I asked if a guy who considers himself “Every Coach’s Dream” thought the offensive coordinator post at USC was a better job that coaching him.

“It’s a business, so it’s about money at the end of the day,” Johnson said. “More money for him.”

The other player who spent the offseason away, Stephen Tulloch, was on the field as the starting middle linebacker after his unsuccessful bid for a long-term deal. He will play for his one-year tender of $2.521 million unless agent Drew Rosenhaus can pull off something.

“It’s just unfortunate that my year [for unrestricted free agency] I’m stuck in this bind with 211 other people,” he said. “… I understood how it works, let my agent work on it and he continues to work hard in Miami.

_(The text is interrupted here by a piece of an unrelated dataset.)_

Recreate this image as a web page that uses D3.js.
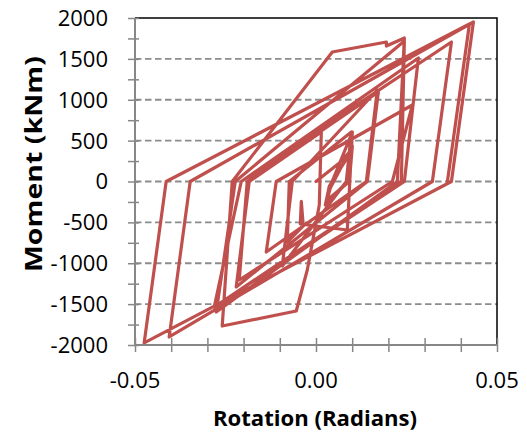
<!DOCTYPE html>
<html><head><meta charset="utf-8">
<script src="https://cdn.jsdelivr.net/npm/d3@7/dist/d3.min.js"></script>
<style>body{margin:0;background:#fff}svg{display:block}</style>
</head><body>
<svg id="chart" width="527" height="437"></svg>
<script>
// Rotation (radians) and moment (kNm), in load order
const rotation = [0.0000,0.00644,0.00976,0.00893,0.00257,0.00368,0.00948,0.00865,0.00285,0.00395,
  0.01004,0.00921,0.00312,0.00395,0.01004,0.00865,-0.00434,-0.00406,-0.00351,-0.00793,
  -0.00738,0.00976,0.00838,-0.00932,-0.00655,0.01695,0.01391,-0.01374,-0.01098,0.02662,
  0.02109,-0.02121,-0.01899,0.01722,0.01418,-0.02204,-0.01844,0.00147,0.00091,-0.00241,
  -0.00545,-0.02591,-0.02314,0.00451,0.01944,0.01944,0.02441,0.02248,-0.02756,-0.02231,
  0.02441,0.02358,-0.02812,-0.02065,0.02828,0.02441,-0.02812,-0.02065,0.03741,0.03215,
  -0.04056,-0.03475,0.04349,0.03741,-0.04747,-0.04139,0.04238,0.03630];
const moment = [0,226,385,0,-287,-55,349,0,-263,-80,
  434,0,-226,-55,605,-593,-520,-244,-544,-740,
  0,605,0,-1034,0,1119,0,-862,0,936,
  0,-1205,0,1095,0,-1290,0,605,-287,-1083,
  -1584,-1768,0,1584,1706,1657,1755,0,-1596,0,
  1719,0,-1535,0,1511,0,-1535,0,1706,0,
  -1902,0,1951,0,-1975,0,1927,0];
const xTicks = [-0.05, 0, 0.05];
const xTickLabels = ["-0.05", "0.00", "0.05"];
const xMinorTicks = [-0.05,-0.04,-0.03,-0.02,-0.01,0,0.01,0.02,0.03,0.04,0.05];
const yTicks = [-2000,-1500,-1000,-500,0,500,1000,1500,2000];
const yTickLabels = ["-2000","-1500","-1000","-500","0","500","1000","1500","2000"];
const yMinorTicks = [-2000,-1750,-1500,-1250,-1000,-750,-500,-250,0,250,500,750,1000,1250,1500,1750,2000];
const gridValues = [-1500,-1000,-500,0,500,1000,1500];
const xTitle = "Rotation (Radians)";
const yTitle = "Moment (kNm)";

const svg = d3.select("#chart");
const L = 135, R = 497, T = 18, B = 345;
const x = d3.scaleLinear().domain([-0.05, 0.05]).range([L, R]);
const y = d3.scaleLinear().domain([-2000, 2000]).range([B, T]);
const font = "'Open Sans', sans-serif";
const axisGrey = "#878787";

// gridlines
svg.append("g").selectAll("line").data(gridValues).join("line")
  .attr("x1", L).attr("x2", R).attr("y1", d => y(d)).attr("y2", d => y(d))
  .attr("stroke", "#8c8c8c").attr("stroke-width", 1.8).attr("stroke-dasharray", "6.5,3.5");

// top and right border
svg.append("path").attr("d", `M${L},${T}H${R}V${B}`).attr("fill", "none")
  .attr("stroke", "#000").attr("stroke-width", 1.5);

// the hysteresis curve
const pts = rotation.map((r, i) => [r, moment[i]]);
svg.append("path").datum(pts)
  .attr("d", d3.line().x(d => x(d[0])).y(d => y(d[1])))
  .attr("fill", "none").attr("stroke", "#C0504D").attr("stroke-width", 3.2)
  .attr("stroke-linejoin", "round").attr("stroke-linecap", "round");

// axes
const gx = svg.append("g").attr("transform", `translate(0,${B})`);
gx.call(d3.axisBottom(x).tickValues(xMinorTicks).tickSize(7).tickFormat(""));
gx.selectAll(".tick line").attr("y1", -7);
gx.call(g => g.select(".domain").remove());
gx.append("line").attr("x1", L).attr("x2", R).attr("stroke", axisGrey).attr("stroke-width", 2);
gx.selectAll(".tick line").attr("stroke", axisGrey).attr("stroke-width", 1.5);
gx.selectAll(".xl").data(xTicks).join("text").attr("class", "xl")
  .attr("x", d => x(d)).attr("y", 43).attr("text-anchor", "middle")
  .attr("font-family", font).attr("font-size", 22).attr("fill", "#000")
  .text((d, i) => xTickLabels[i]);

const gy = svg.append("g").attr("transform", `translate(${L},0)`);
gy.call(d3.axisLeft(y).tickValues(yMinorTicks).tickSize(7).tickFormat(""));
gy.selectAll(".tick line").attr("x1", 4);
gy.call(g => g.select(".domain").remove());
gy.append("line").attr("y1", T).attr("y2", B).attr("stroke", axisGrey).attr("stroke-width", 2);
gy.selectAll(".tick line").attr("stroke", axisGrey).attr("stroke-width", 1.5);
gy.selectAll(".yl").data(yTicks).join("text").attr("class", "yl")
  .attr("x", -27).attr("y", d => y(d)).attr("dy", "0.36em").attr("text-anchor", "end")
  .attr("font-family", font).attr("font-size", 22).attr("fill", "#000")
  .text((d, i) => yTickLabels[i]);

// titles
svg.append("text").attr("x", 315).attr("y", 426).attr("text-anchor", "middle")
  .attr("font-family", font).attr("font-weight", "bold").attr("font-size", 22)
  .attr("textLength", 204).attr("lengthAdjust", "spacingAndGlyphs").text(xTitle);
svg.append("text").attr("transform", "translate(42,164) rotate(-90)").attr("text-anchor", "middle")
  .attr("font-family", font).attr("font-weight", "bold").attr("font-size", 24)
  .attr("textLength", 216).attr("lengthAdjust", "spacingAndGlyphs").text(yTitle);
</script>
</body></html>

“You work tremendously hard, you sacrifice your body every week, every year you give it all you’ve got. You look at the situation, obviously you’re not happy with it, but what can you do? Your hands are tied. There’s a deadline, you’ve got to sign, you’ve got to move forward. I’m here, I’m going to put that behind me, finish this season off strong, get to the next level and try to be a Pro Bowl caliber-player.”

Gerald McRath, the outside linebacker who’s suspended for the first four games, wasn’t with the first team defense in team periods. Collin Allred, who’s spent the offseason in Tulloch’s spot, was outside opposite Will Witherspoon. Allred said he was told he’d get work outside, but he was surprised it was with the starters. He said he seeks to be a utility guy and special teamer.

David Thornton, the likely starter outside while McRath is out, was one of five Titans placed on the PUP list, along with Damian Williams, Tony Brown, Nick Schommer, Jamar Love and Willie Rose. Jeff Fisher made it sound like they would all be back in the short term.


  • Justin Gage dropped out of practice with an intestinal problem and Lavelle Hawkins wound up working with Nate Washington on the first team. It would probably have been Kenny Britt – who made several nice catches along with Dominique Edison -- if he wasn’t dealing with cramping.
  • Vince Young is used to joking around with Dowell Loggains, an assistant coach. But he said Loggains was far more serious in his first official action as the quarterbacks coach. The quarterback said he was glad to see Loggains in the post, replacing Johnson.
  • Fisher said he believes Derrick Morgan is in Tennessee. GM Mike Reinfeldt indicated to the coach before practice that a deal with the first-round pick was getting close.
  • Veteran tight end Sean Ryan, a relatively recent addition, said he thinks he will be given a chance to prompt the team to keep four players at the position.
The Titans' addition of veteran tight end Sean Ryan amounts to Craig Stevens insurance.

“Just a blocker,” Scouts Inc.’s Matt Williamson said. “Tough kid. Hard worker. Limited abilities. Will struggle to separate. Little quickness. Zero downfield ability.”

Stevens has a huge fan in Frank Wycheck, the former Oilers/Titans tight end who’s now the Titans' radio play-by-play man. I work with Wycheck on The Wake Up Zone on 104.5 The Zone in Nashville. We’re on the air now and I asked him for his thoughts on Ryan during a break.

“He is the same type of guy, he’s pretty much an older Craig Stevens,” Wycheck said. “In camp you need bodies, you need guys. And Sean Ryan could be a guy that kind of pops and you like him and he clicks. If he does well he could put them in position to keep four tight ends. But if he’s not head and shoulders above Craig Stevens his worth isn’t as much.”

Bo Scaife and Jared Cook will be the passing-target tight ends. Stevens will draw the dirty work after the free-agent departure of Alge Crumpler, who got too much attention for being extra big and not enough attention for a big role in Chris Johnson's 2,000-yard campaign.

The Titans carried Scaife, Crumpler, Cook and Stevens last year.

Journeyman Ryan has been out there, some Titans fans will say, so how good can he be?

But if Ryan has a big camp Tennessee could decide it needs to stick with the four tight-end idea. If Stevens were to get hurt, they’d likely need a blocking tight end to fill in rather than trying to use Scaife or Cook in more of a blocking role.